Novos modelos foram lançados em tempo recorde e a produção cresceu de forma vertiginosa: em 1993 atingiu a marca histórica de 1,38 milhão de veículos que será suplantada pelas 1,6 milhão de unidades previstas para este ano.
Ou seja, em vez de encolher o mercado da indústria nacional, os importados desencadearam um processo cujos benefícios podem ser sentidos em toda cadeia produtiva. As montadoras inclusive já anunciaram que pretendem investir US$ 10 bilhões nos próximos anos para atender a demanda. Apesar dessas evidências, há quem insista na tese de que a importação de veículos contribui para o aumento do número de desempregados.
O nível de emprego na indústria automobilística, mesmo com o incremento da produção, mantém-se praticamente estático, a ponto de, no período de dezembro de 1992 a junho deste ano, terem sido criados apenas 936 postos de trabalho. Aumento de produtividade sem um crescimento correspondente do nível de emprego –decorrência de novas tecnologias e novas formas de produção– é um fenômeno que desafia governos e empresários dos EUA, Japão e Europa. Não se trata, portanto, de um fenômeno tipicamente brasileiro.
Nem mesmo a redução da alíquota de importação de 35% para 20% representa perigo para a indústria automobilística nacional e seus empregados. Essa barreira pode chegar a 30% se se levar em conta as despesas inerentes à importação e principalmente o preço do frete, que para veículos de faixas de preço mais baixas equivale a mais de 10% do preço FOB.
Segundo projeções das importadoras oficiais de 30 marcas associadas à Abeiva, estima-se a longo prazo um patamar máximo de 15% na participação dos veículos importados no mercado nacional. Um patamar muito inferior, por exemplo, ao da Inglaterra, onde no ano passado 49% dos veículos comercializados eram importados.
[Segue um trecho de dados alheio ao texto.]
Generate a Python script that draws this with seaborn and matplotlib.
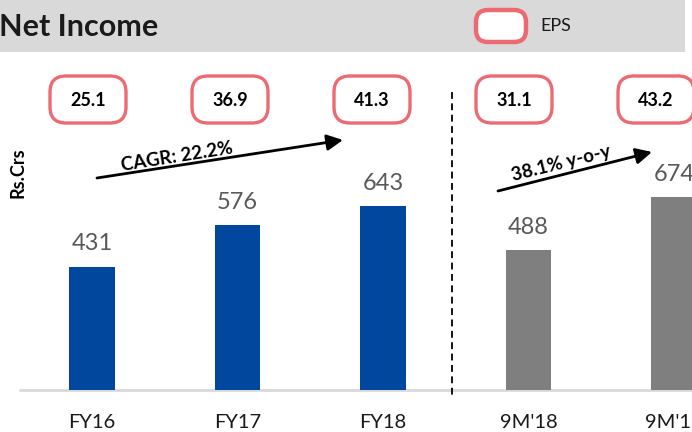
import matplotlib
matplotlib.use('Agg')
import matplotlib.pyplot as plt
import seaborn as sns
from matplotlib.patches import FancyBboxPatch, Rectangle
from matplotlib.lines import Line2D
from matplotlib.transforms import Affine2D, blended_transform_factory

# 데이터
periods = ["FY16", "FY17", "FY18", "9M'18", "9M'19"]
net_income = [431, 576, 643, 488, 674]
eps = [25.1, 36.9, 41.3, 31.1, 43.2]
bar_colors = ['#00479D', '#00479D', '#00479D', '#7F7F7F', '#7F7F7F']
cagr_label = 'CAGR: 22.2%'
yoy_label = '38.1% y-o-y'

W, H = 692, 432
PINK = '#EE6A72'

sns.set_theme(style='white')
plt.rcParams['font.family'] = ['Lato', 'DejaVu Sans']

fig = plt.figure(figsize=(W / 100, H / 100), dpi=100)
# 픽셀 좌표 (위에서부터 y)
px = Affine2D().scale(1, -1).translate(0, H).scale(1 / W, 1 / H) + fig.transFigure

ax = fig.add_axes([0, 0, 1, 1])
sns.barplot(x=periods, y=net_income, hue=periods, palette=bar_colors,
            width=0.31, saturation=1, linewidth=0, legend=False, ax=ax)
ax.set_xlim(-92 / 145.5, (W - 92) / 145.5)
ax.set_ylim(-(H - 390) / 0.286, 390 / 0.286)
ax.axis('off')

# 막대 위 값
for c in ax.containers:
    ax.bar_label(c, fmt='%d', padding=9, fontsize=17, color='#595959')

# 기준선
ax.axhline(0, xmin=20 / W, xmax=1, color='#D9D9D9', lw=2, zorder=0)

# x 라벨
xt = blended_transform_factory(ax.transData, px)
for i, p in enumerate(periods):
    ax.text(i, 422, p, transform=xt, ha='center', va='center',
            fontsize=14.5, color='#1a1a1a')

# 헤더
ax.add_patch(Rectangle((0, 0), 685, 52, transform=px, fc='#D9D9D9',
                       ec='none', clip_on=False))
ax.text(-1, 27, 'Net Income', transform=px, ha='left', va='center',
        fontsize=22, fontweight='bold', color='#1a1a1a')
ax.add_patch(FancyBboxPatch((476, 10), 50, 32, transform=px,
                            boxstyle='round,pad=0,rounding_size=12',
                            fc='white', ec=PINK, lw=3.2, clip_on=False))
ax.text(540, 26, 'EPS', transform=px, ha='left', va='center',
        fontsize=13, color='#1a1a1a')

# EPS 박스
for i, v in enumerate(eps):
    bx = ax.transData.transform((i, 0))[0] - 3.5 * i - 4
    ax.add_patch(FancyBboxPatch((bx - 38, 76), 76, 47, transform=px,
                                boxstyle='round,pad=0,rounding_size=16',
                                fc='white', ec=PINK, lw=2.4, clip_on=False))
    ax.text(bx, 100, f'{v:.1f}', transform=px, ha='center', va='center',
            fontsize=13, fontweight='bold', color='black')

# 구분선
ax.add_line(Line2D([452, 452], [92, 398], transform=px, color='black',
                   lw=1.3, dashes=(3.8, 2.5), clip_on=False))

# 성장률 화살표
arrow = dict(arrowstyle='-|>', color='black', lw=2, mutation_scale=24,
             shrinkA=0, shrinkB=0)
ax.annotate('', xy=(343, 140), xytext=(97, 178), xycoords=px,
            textcoords=px, arrowprops=arrow)
ax.text(177, 157, cagr_label, transform=px, rotation=9,
        rotation_mode='anchor', ha='center', va='center',
        fontsize=13.5, fontweight='bold', color='black')
ax.annotate('', xy=(652, 152), xytext=(498, 191), xycoords=px,
            textcoords=px, arrowprops=arrow)
ax.text(561, 163, yoy_label, transform=px, rotation=14,
        rotation_mode='anchor', ha='center', va='center',
        fontsize=13.5, fontweight='bold', color='black')

ax.text(18, 173, 'Rs.Crs', transform=px, rotation=90, ha='center',
        va='center', fontsize=13, fontweight='bold', color='black')

fig.savefig('out.png', dpi=100)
No mesmo ano, essa participação atingia 48% na Itália, 39% na França e 35% na Alemanha.
A indústria automobilística, na verdade, poderia aumentar o nível de emprego simplesmente cumprindo o acordo assinado na câmara setorial automotiva, em abril de 1993. Pelo acordo, o governo abriu mão de impostos, os trabalhadores se comprometeram a moderar suas reivindicações e as montadoras dispuseram-se a criar 4 mil empregos. As montadoras não cumpriram sua parte e lançaram no mercado carros "populares" cuja produção fica muito aquém da procura, gerando a cobrança de ágio. Ademais, para gerar empregos, as montadoras poderiam também atender a reivindicação do Sindicato dos Metalúrgicos do ABC, que pleiteia o fim das horas extras.
As importadoras oficiais de veículos fazem seu papel ao contribuir para que o Brasil se ajuste às exigências da globalização da economia. Em menos de quatro anos de atividade, elas geraram 25 mil empregos diretos, abriram 627 concessionárias em todo território nacional e investiram US$ 3 bilhões. O segmento, que comercializou 55.631 unidades este ano, já conquistou a confiança do consumidor, oferecendo garantia de origem do veículo, manutenção e assistência técnica.
Pretender restringir a importação de veículos significaria restringir direitos adquiridos pelo consumidor e remar contra a maré da economia internacional –decisão temerária no momento em que o Brasil volta a chamar a atenção de investidores de todo o mundo.